0. If you have the partition in fstab, the computer will try to mount it when booting, and it will be mounted by root (superuser). If you want it to automount afterwards (when you are already logged in), you should not have it in fstab. (I have an external (eSATA) drive in fstab with the option noauto. I do not want to mount it at boot, because it is seldom used. But I want to mount it afterwards, and then can I mount it either manually with sudo mount, or with a 'home-made' kdialog GUI, that can mount and unmount drives.)
Originally Posted by davesmith
1. I want other external drives (USB and eSATA) to automount, so they are not in fstab. This is the case for USB HDDs, flash sticks and flash cards in a card reader, camera as well as mobile phone. These will be automounted in the desktop versions of Ubuntu.

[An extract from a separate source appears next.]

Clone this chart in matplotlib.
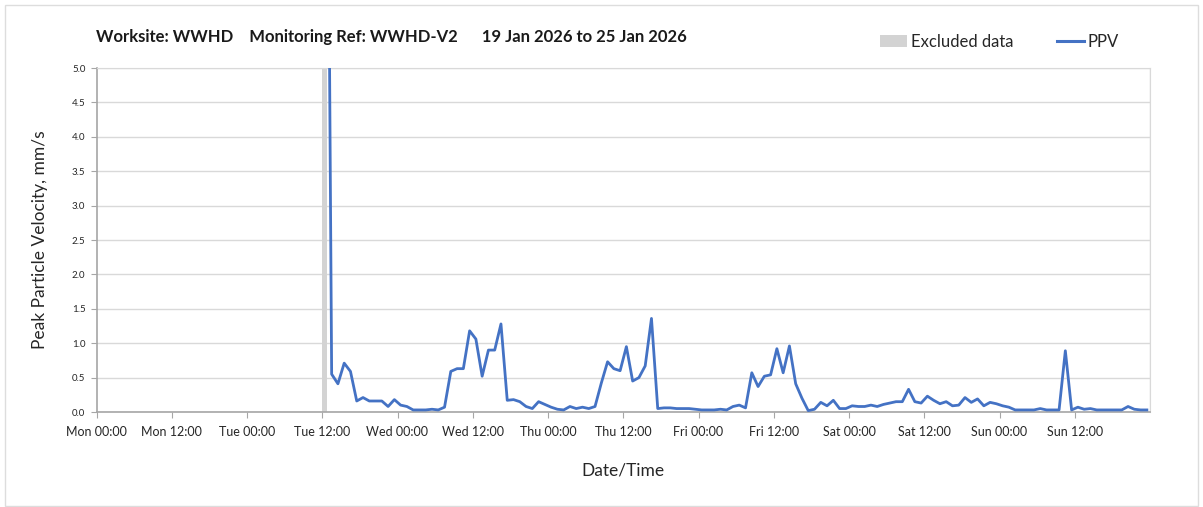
import matplotlib
matplotlib.use("Agg")
import matplotlib.pyplot as plt
import matplotlib.dates as mdates
from matplotlib.patches import Patch, Rectangle
from matplotlib.lines import Line2D
import pandas as pd

# ---------------- data ----------------
title_text = "Worksite: WWHD    Monitoring Ref: WWHD-V2      19 Jan 2026 to 25 Jan 2026"
first_reading = "2026-01-20 12:30"
excluded_start = "2026-01-20 11:55"
excluded_end = "2026-01-20 12:50"
x_start = "2026-01-19 00:00"
x_end = "2026-01-26 00:00"

ppv_values = [
    14.0, 0.55, 0.41, 0.71, 0.59, 0.16, 0.21, 0.16, 0.16, 0.16,
    0.08, 0.18, 0.10, 0.08, 0.03, 0.03, 0.03, 0.04, 0.03, 0.07,
    0.59, 0.63, 0.63, 1.18, 1.06, 0.52, 0.90, 0.90, 1.28, 0.17,
    0.18, 0.15, 0.08, 0.05, 0.15, 0.11, 0.07, 0.04, 0.03, 0.08,
    0.05, 0.07, 0.05, 0.08, 0.42, 0.73, 0.63, 0.60, 0.95, 0.45,
    0.50, 0.67, 1.36, 0.05, 0.06, 0.06, 0.05, 0.05, 0.05, 0.04,
    0.03, 0.03, 0.03, 0.04, 0.03, 0.08, 0.10, 0.06, 0.57, 0.37,
    0.52, 0.54, 0.92, 0.57, 0.96, 0.41, 0.20, 0.02, 0.04, 0.14,
    0.09, 0.17, 0.05, 0.05, 0.09, 0.08, 0.08, 0.10, 0.08, 0.11,
    0.13, 0.15, 0.15, 0.33, 0.15, 0.13, 0.23, 0.17, 0.12, 0.15,
    0.09, 0.10, 0.21, 0.14, 0.19, 0.09, 0.14, 0.12, 0.09, 0.07,
    0.03, 0.03, 0.03, 0.03, 0.05, 0.03, 0.03, 0.03, 0.89, 0.03,
    0.07, 0.04, 0.05, 0.03, 0.03, 0.03, 0.03, 0.03, 0.08, 0.04,
    0.03, 0.03,
]
times = pd.date_range(first_reading, periods=len(ppv_values), freq="h")

x_tick_labels = ["Mon 00:00", "Mon 12:00", "Tue 00:00", "Tue 12:00",
                 "Wed 00:00", "Wed 12:00", "Thu 00:00", "Thu 12:00",
                 "Fri 00:00", "Fri 12:00", "Sat 00:00", "Sat 12:00",
                 "Sun 00:00", "Sun 12:00"]
x_tick_times = pd.date_range(x_start, periods=len(x_tick_labels), freq="12h")
y_ticks = [0.0, 0.5, 1.0, 1.5, 2.0, 2.5, 3.0, 3.5, 4.0, 4.5, 5.0]

# ---------------- style ----------------
plt.rcParams["font.family"] = ["Lato", "DejaVu Sans"]
line_color = "#4472C4"
excl_color = "#D3D3D3"
grid_color = "#D9D9D9"
axis_color = "#A6A6A6"
text_color = "#262626"

fig = plt.figure(figsize=(12.03, 5.07), dpi=100)
W, H = 1203, 507
ax = fig.add_axes([96.5 / W, 1 - 412 / H, (1150 - 96.5) / W, (412 - 68) / H])

ax.axvspan(pd.Timestamp(excluded_start), pd.Timestamp(excluded_end),
           color=excl_color, lw=0, zorder=1)
ax.plot(times, ppv_values, color=line_color, lw=2.0, zorder=3,
        solid_joinstyle="round")

ax.set_xlim(pd.Timestamp(x_start), pd.Timestamp(x_end))
ax.set_ylim(0, 5)
ax.set_yticks(y_ticks)
ax.set_yticklabels([f"{v:.1f}" for v in y_ticks])

ax.set_xticks(x_tick_times)
ax.set_xticklabels(x_tick_labels)
ax.xaxis.set_minor_locator(mdates.HourLocator(byhour=[0]))

ax.grid(True, axis="y", color=grid_color, lw=1)
ax.grid(True, axis="x", which="minor", color=grid_color, lw=1)
ax.grid(False, axis="x", which="major")
ax.set_axisbelow(True)

for s in ["top", "right"]:
    ax.spines[s].set_color(grid_color)
for s in ["left", "bottom"]:
    ax.spines[s].set_color(axis_color)
    ax.spines[s].set_linewidth(1.2)

ax.tick_params(axis="x", which="major", direction="out", length=4,
               color=axis_color, labelsize=9, labelcolor=text_color, pad=6)
ax.tick_params(axis="x", which="minor", length=0)
ax.tick_params(axis="y", direction="out", length=4, color=axis_color,
               labelsize=7, labelcolor=text_color, pad=4)

ax.set_xlabel("Date/Time", fontsize=12.5, color=text_color, labelpad=18)
ax.set_ylabel("Peak Particle Velocity, mm/s", fontsize=12.5,
              color=text_color, labelpad=17)

fig.text(96 / W, 1 - 37 / H, title_text, fontsize=12, fontweight="bold",
         color="#1a1a1a", ha="left", va="center")

handles = [Patch(facecolor=excl_color, edgecolor="none"),
           Line2D([0], [0], color=line_color, lw=2.2)]
fig.legend(handles, ["Excluded data", "PPV"], loc="center right",
           bbox_to_anchor=(1134 / W, 1 - 42 / H), ncol=2, frameon=False,
           fontsize=12, handlelength=1.6, handletextpad=0.25,
           columnspacing=2.6, labelcolor=text_color)

fig.patches.append(Rectangle((4.5 / W, 1.5 / H), (1198 - 4.5) / W,
                             (502 - 1.5) / H, transform=fig.transFigure,
                             fill=False, edgecolor="#DDDDDD", lw=1))

fig.savefig("out.png", dpi=100)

- I understand that you have upgraded to Ubuntu 11.10. Is it the 'vanilla' flavour with Unity or gnome 3? Is the file browser Nautilus working? Did it automount this USB HDD before, but not now? Does it work if you boot from a live CD or USB drive?
- If you 'comment away' the drive from fstab (typing # in the first position of the line) and reboot:
What happens if you unmount (if mounted), disconnect the USB HDD from USB, then shut of the power (if power connection), wait for 10 seconds, then reconnect the power and finally reconnect it to a USB port? It should automount, otherwise I think there is something wrong with your current version of Ubuntu, and until that is fixed, you might need to use the manual mounting.
But it can be more convenient using an alias for example provided you have created a directory /media/sdb1. Try with and without sudo, maybe it will be better to mount as the normal user.
but it is better to use the UUID, because the drive may not always be assigned to /dev/sdb1. You find the UUID with the command and you should use that string without the quotes "5921-6A05" like this (your UUID will be different).
alias msdb1='sudo mount -t ntfs-3g /dev/sdb1 /media/sdb1'
alias msdb1='sudo mount -U 5921-6A05 -t ntfs-3g /media/sdb1'
So use the command msdb1 (or select another unique name if you prefer to mount the drive!
alias msdb1='sudo mount -U 5921-6A05 -t auto /media/sdb1'
Edit: using the alias command in a terminal lasts only until the terminal is closed, but if you enter the command into ~/.bashrc (at the other aliases) it will be part of the environment for all future terminal windows.